Congress had been working on legislation to get this problem under control via a bill (the Innovation Act) introduced by Rep. Bob Goodlatte (R-VA) that would — among other things — impose a “loser pays” reform similar to the British legal system’s requirement. Trolls would have to pay not only their own lawyer bills, but also the lawyer bills of their target in the event the courts found the suit without legal merit.

However, like sausage, there are other things in the bill — some of them less savory.

Among these floor sweepings, a measure tacked on by Rep. Darrel Issa (R-CA) that would continue (and expand) something called the Covered Business Method (CBM). It affects a subset of patent law covering business practices and methods, including data processing methods and management techniques relating to financial products and services. It’s arcane to laymen unfamiliar with the minutia of patent law — and because it deals with generally non-physical intellectual property such as ideas.
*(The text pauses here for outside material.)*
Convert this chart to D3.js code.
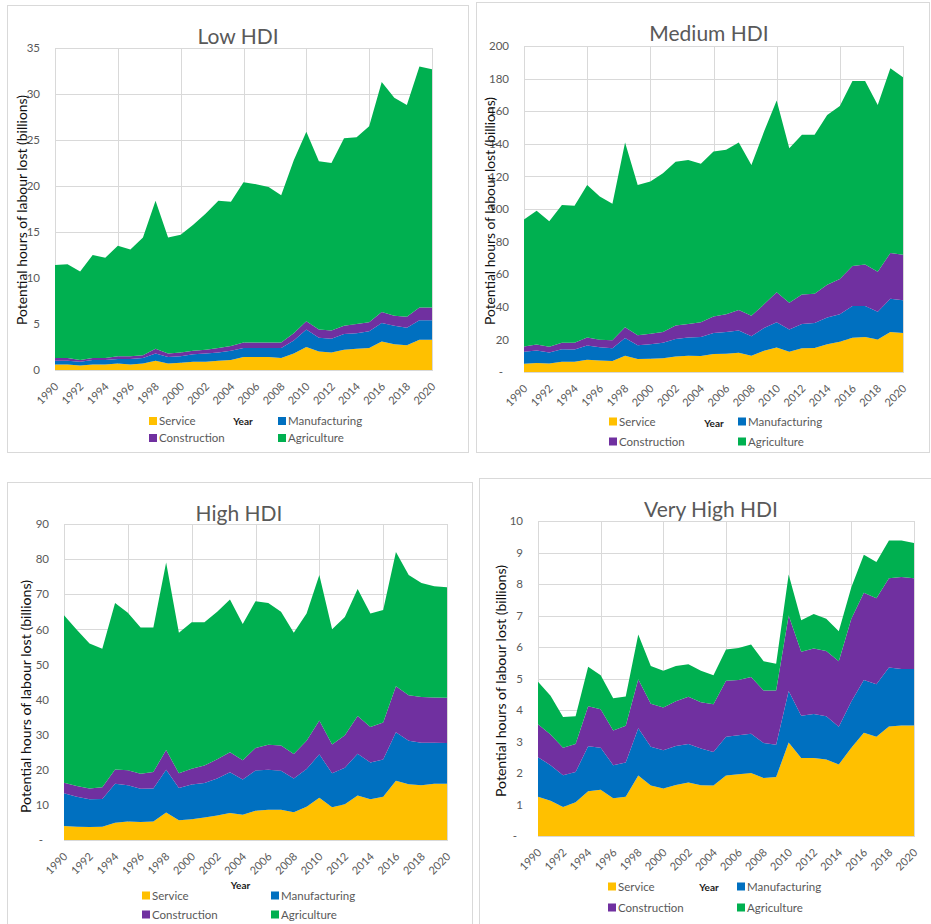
<!DOCTYPE html>
<html>
<head>
<meta charset="utf-8">
<script src="https://cdn.jsdelivr.net/npm/d3@7"></script>
<style>
  body { margin: 0; background: #fff; }
  svg { display: block; }
  text { font-family: Lato, "Noto Sans", "Liberation Sans", sans-serif; }
</style>
</head>
<body>
<svg id="chart" width="931" height="924"></svg>
<script>
// ---------- DATA ----------
const years = [1990,1991,1992,1993,1994,1995,1996,1997,1998,1999,2000,2001,2002,2003,2004,2005,
               2006,2007,2008,2009,2010,2011,2012,2013,2014,2015,2016,2017,2018,2019,2020];
const xTickYears = [1990,1992,1994,1996,1998,2000,2002,2004,2006,2008,2010,2012,2014,2016,2018,2020];
const seriesNames = ["Service", "Manufacturing", "Construction", "Agriculture"];

// Low HDI (billions of hours)
const lowService       = [0.6,0.6,0.5,0.6,0.6,0.7,0.6,0.7,1.0,0.7,0.8,0.9,0.9,1.0,1.1,1.4,1.4,1.4,1.3,1.8,2.5,2.0,1.9,2.2,2.3,2.4,3.1,2.8,2.7,3.3,3.3];
const lowManufacturing = [0.4,0.4,0.4,0.5,0.5,0.5,0.6,0.6,0.8,0.7,0.7,0.8,0.9,0.9,1.0,1.0,1.0,1.0,1.1,1.4,1.9,1.5,1.5,1.7,1.7,1.8,2.0,2.0,1.9,2.1,2.1];
const lowConstruction  = [0.3,0.3,0.2,0.2,0.2,0.3,0.3,0.3,0.5,0.4,0.4,0.4,0.4,0.5,0.5,0.6,0.6,0.6,0.6,0.8,0.9,0.9,0.9,0.9,1.0,1.0,1.2,1.1,1.2,1.4,1.4];
const lowAgriculture   = [10.1,10.2,9.6,11.2,10.9,12.0,11.6,12.8,16.1,12.6,12.8,13.7,14.8,16.0,15.7,17.4,17.2,16.9,16.0,18.8,20.6,18.3,18.2,20.4,20.3,21.3,25.0,23.7,23.0,26.2,25.9];

// Medium HDI
const medService       = [5.1,5.5,5.2,6.3,6.3,7.5,7.0,6.8,10.0,8.0,8.2,8.5,9.5,10.0,9.8,11.0,11.2,11.8,10.0,13.0,15.0,12.5,14.5,14.8,17.0,18.5,21.0,21.5,20.0,24.5,24.0];
const medManufacturing = [7.4,7.7,6.8,7.7,7.5,8.8,8.2,7.8,10.8,8.4,8.9,9.5,10.8,11.2,11.6,13.0,13.3,13.7,12.0,14.0,15.5,13.5,15.0,15.2,16.5,17.0,19.5,19.0,17.0,20.5,20.0];
const medConstruction  = [3.1,3.6,3.5,4.0,4.2,4.9,4.6,4.9,6.7,6.1,6.4,6.5,8.2,8.3,9.1,10.0,11.0,12.5,12.5,14.5,18.5,16.5,18.0,18.0,20.0,21.5,24.5,25.5,24.5,28.0,28.0];
const medAgriculture   = [77.9,82.2,77.0,84.5,84.0,93.6,87.9,83.7,113.3,92.3,93.4,97.5,100.5,100.5,97.2,101.2,100.8,102.8,92.5,106.0,117.5,94.8,98.0,97.5,104.2,106.2,113.5,112.5,102.3,113.3,108.8];

// High HDI
const highService       = [4.0,3.8,3.7,3.8,4.9,5.3,5.1,5.3,7.8,5.6,5.9,6.4,7.0,7.7,7.2,8.3,8.6,8.6,7.9,9.5,12.0,9.3,10.2,12.7,11.6,12.3,16.9,15.9,15.6,16.0,16.0];
const highManufacturing = [9.3,8.5,7.9,7.9,11.1,10.3,9.5,9.4,12.2,9.2,9.9,9.8,10.5,11.6,10.0,11.5,11.4,11.1,9.6,10.7,12.4,9.7,10.4,11.9,10.5,10.6,13.8,12.4,12.1,11.7,11.6];
const highConstruction  = [3.0,3.1,3.1,3.3,4.1,4.3,4.3,4.7,5.6,4.2,4.5,5.0,5.5,5.7,5.5,6.4,7.1,7.2,7.0,8.1,9.6,8.2,9.2,10.7,10.1,10.6,13.1,12.9,13.0,12.9,12.9];
const highAgriculture   = [47.7,44.5,41.3,39.5,47.4,44.8,41.6,41.1,53.4,40.0,41.7,40.8,42.0,43.5,38.8,41.8,40.4,38.1,34.5,36.2,41.5,32.8,33.7,36.2,32.3,32.0,38.2,34.3,32.5,31.7,31.5];

// Very High HDI
const vhighService       = [1.25,1.12,0.92,1.07,1.42,1.47,1.20,1.25,1.92,1.60,1.51,1.62,1.70,1.61,1.60,1.92,1.96,2.00,1.84,1.87,2.97,2.48,2.48,2.43,2.27,2.80,3.28,3.15,3.48,3.51,3.51];
const vhighManufacturing = [1.25,1.13,1.01,0.96,1.43,1.33,1.05,1.08,1.50,1.23,1.21,1.24,1.22,1.17,1.07,1.23,1.24,1.25,1.11,1.03,1.63,1.34,1.39,1.37,1.20,1.47,1.67,1.67,1.87,1.79,1.79];
const vhighConstruction  = [1.05,0.97,0.87,0.89,1.27,1.22,1.10,1.17,1.56,1.37,1.36,1.42,1.50,1.47,1.51,1.78,1.75,1.80,1.67,1.72,2.40,2.03,2.08,2.07,2.08,2.63,2.77,2.73,2.83,2.92,2.88];
const vhighAgriculture   = [1.35,1.23,0.98,0.88,1.25,1.08,1.02,0.93,1.42,1.20,1.17,1.12,1.03,1.00,0.92,0.99,1.02,1.03,0.93,0.85,1.30,1.00,1.10,1.03,0.95,1.00,1.21,1.15,1.20,1.16,1.12];

const lowTicks   = [0,5,10,15,20,25,30,35];
const medTicks   = [0,20,40,60,80,100,120,140,160,180,200];
const highTicks  = [0,10,20,30,40,50,60,70,80,90];
const vhighTicks = [0,1,2,3,4,5,6,7,8,9,10];

// ---------- STYLE / LAYOUT ----------
const colors = { Service: "#FFC000", Manufacturing: "#0070C0", Construction: "#7030A0", Agriculture: "#00B050" };
const yTitle = "Potential hours of labour lost (billions)";

const panels = [
  { title: "Low HDI", series: [lowService, lowManufacturing, lowConstruction, lowAgriculture], ticks: lowTicks, zero: "0",
    box: [7, 5, 468, 452], plot: [55, 48, 432, 370], titleX: 238, titleY: 44,
    yt: { x: 27, y: 210, len: 230 },
    lg: { x1: 149, x2: 278, y1: 421, y2: 438, yearX: 243, yearY: 425 } },
  { title: "Medium HDI", series: [medService, medManufacturing, medConstruction, medAgriculture], ticks: medTicks, zero: "-",
    box: [476, 2, 929, 452], plot: [524, 46, 903, 372], titleX: 709, titleY: 41,
    yt: { x: 495, y: 211, len: 228 },
    lg: { x1: 609, x2: 738, y1: 421.5, y2: 441.5, yearX: 714, yearY: 427 } },
  { title: "High HDI", series: [highService, highManufacturing, highConstruction, highAgriculture], ticks: highTicks, zero: "-",
    box: [7, 482, 472, 940], plot: [64, 524, 447, 840], titleX: 239, titleY: 520.5,
    yt: { x: 30.5, y: 696.5, len: 233 },
    lg: { x1: 142, x2: 271, y1: 895.5, y2: 914.5, yearX: 240.5, yearY: 889 } },
  { title: "Very High HDI", series: [vhighService, vhighManufacturing, vhighConstruction, vhighAgriculture], ticks: vhighTicks, zero: "-",
    box: [479, 478, 945, 940], plot: [538, 521, 914, 836], titleX: 711, titleY: 517,
    yt: { x: 506, y: 681, len: 232 },
    lg: { x1: 608, x2: 737, y1: 886.5, y2: 907.5, yearX: 709, yearY: 891 } }
];

const svg = d3.select("#chart");
svg.append("rect").attr("width", 931).attr("height", 924).attr("fill", "#fff");

panels.forEach(p => {
  const g = svg.append("g");
  const [bx0, by0, bx1, by1] = p.box;
  const [L, T, R, B] = p.plot;

  g.append("rect").attr("x", bx0 + 0.5).attr("y", by0 + 0.5)
    .attr("width", bx1 - bx0).attr("height", by1 - by0)
    .attr("fill", "#fff").attr("stroke", "#d9d9d9").attr("stroke-width", 1);

  const x = d3.scaleLinear().domain([years[0], years[years.length - 1]]).range([L, R]);
  const y = d3.scaleLinear().domain([0, p.ticks[p.ticks.length - 1]]).range([B, T]);

  // gridlines
  g.append("g").selectAll("line").data(p.ticks).join("line")
    .attr("x1", L).attr("x2", R).attr("y1", d => Math.round(y(d)) + 0.5).attr("y2", d => Math.round(y(d)) + 0.5)
    .attr("stroke", "#d9d9d9").attr("stroke-width", 1);
  g.append("g").selectAll("line").data(years.filter(v => v % 5 === 0)).join("line")
    .attr("x1", d => Math.round(x(d)) + 0.5).attr("x2", d => Math.round(x(d)) + 0.5).attr("y1", T).attr("y2", B)
    .attr("stroke", "#d9d9d9").attr("stroke-width", 1);
  g.append("rect").attr("x", L + 0.5).attr("y", T + 0.5).attr("width", R - L).attr("height", B - T)
    .attr("fill", "none").attr("stroke", "#d9d9d9");

  // stacked areas
  const rows = years.map((yr, i) => {
    const r = { year: yr };
    seriesNames.forEach((s, k) => { r[s] = p.series[k][i]; });
    return r;
  });
  const stacked = d3.stack().keys(seriesNames)(rows);
  const area = d3.area().x(d => x(d.data.year)).y0(d => y(d[0])).y1(d => y(d[1]));
  g.append("g").selectAll("path").data(stacked).join("path")
    .attr("d", area).attr("fill", d => colors[d.key]);

  // y axis
  const ya = g.append("g").attr("transform", `translate(${L},0)`)
    .call(d3.axisLeft(y).tickValues(p.ticks).tickSize(0).tickPadding(15)
      .tickFormat(d => d === 0 ? p.zero : d));
  ya.select(".domain").remove();
  ya.selectAll("text").attr("font-size", 11.5).attr("fill", "#595959")
    .style("font-family", "Lato, 'Noto Sans', sans-serif")
    .attr("dx", d => (d === 0 && p.zero === "-") ? -6 : 0);

  // x axis
  const xa = g.append("g").attr("transform", `translate(0,${B})`)
    .call(d3.axisBottom(x).tickValues(xTickYears).tickSize(0).tickFormat(d3.format("d")));
  xa.select(".domain").remove();
  xa.selectAll("text").attr("font-size", 11).attr("fill", "#595959")
    .style("font-family", "Lato, 'Noto Sans', sans-serif")
    .attr("x", 0).attr("y", 0).attr("dy", "0.35em").attr("text-anchor", "middle")
    .attr("transform", "translate(-8,23.5) rotate(-45)");

  // title
  g.append("text").attr("x", p.titleX).attr("y", p.titleY).attr("text-anchor", "middle")
    .attr("font-size", 21).attr("fill", "#595959").text(p.title);

  // y title
  g.append("text").attr("transform", `translate(${p.yt.x},${p.yt.y}) rotate(-90)`)
    .attr("text-anchor", "middle").attr("font-size", 13).attr("fill", "#111")
    .attr("textLength", p.yt.len).attr("lengthAdjust", "spacingAndGlyphs").text(yTitle);

  // legend
  const items = [
    { name: "Service", x: p.lg.x1, y: p.lg.y1 },
    { name: "Manufacturing", x: p.lg.x2, y: p.lg.y1 },
    { name: "Construction", x: p.lg.x1, y: p.lg.y2 },
    { name: "Agriculture", x: p.lg.x2, y: p.lg.y2 }
  ];
  const lg = g.append("g");
  items.forEach(it => {
    lg.append("rect").attr("x", it.x).attr("y", it.y - 4).attr("width", 8).attr("height", 8)
      .attr("fill", colors[it.name]);
    lg.append("text").attr("x", it.x + 10).attr("y", it.y).attr("dy", "0.35em")
      .attr("font-size", 11.5).attr("fill", "#595959").text(it.name);
  });
  g.append("text").attr("x", p.lg.yearX).attr("y", p.lg.yearY).attr("text-anchor", "middle")
    .attr("font-size", 10).attr("font-weight", "bold").attr("fill", "#1a1a1a").text("Year");
});
</script>
</body>
</html>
One particularly troubling aspect of Issa’s rider is that it would open an eighteen-month window (technically, a “waiting period”) during which time patent trolls would effectively be able to hold up the legitimate patent holder’s ability to capitalize on his idea — or the reverse — until the courts get around to sorting things out. In today’s fast-paced and extremely competitive marketplace, an eighteen-month wait might as well be a death sentence in many cases — and that’s why Issa’s rider is facing such vehement opposition from — among others — the Small Business and Entrepreneurship Council, Americans for Tax Reform, and Citizens Against Government Waste.

It’s a bedrock principle of America that those who create have a right to profit from that which they create. It’s not just a moral principle that’s at issue, either. If innovators know that anything they create can simply be taken — and used to make a buck for someone else (who did not create it) — then there’s less incentive to create anything in the first place. Would you sit in traffic for an hour, then spend eight or nine hours at the office — five days a week, years on end — if you knew ahead of time that the check would go to some random other person who stayed home eating potato chips while watching reruns of The Bachelor on TV?

Of course not.

People want to work — and create — but when their work and creative energy is exploited by others, and the law doesn’t step in to protect them (and punish those who would steal — and try to profit from — that which they did not work for or create themselves), innovation tends to dry up.

That’s the last thing America needs right now.

Which is why the next thing Congress ought to do is throw Rep. Issa’ s CBM extension/expansion in the woods.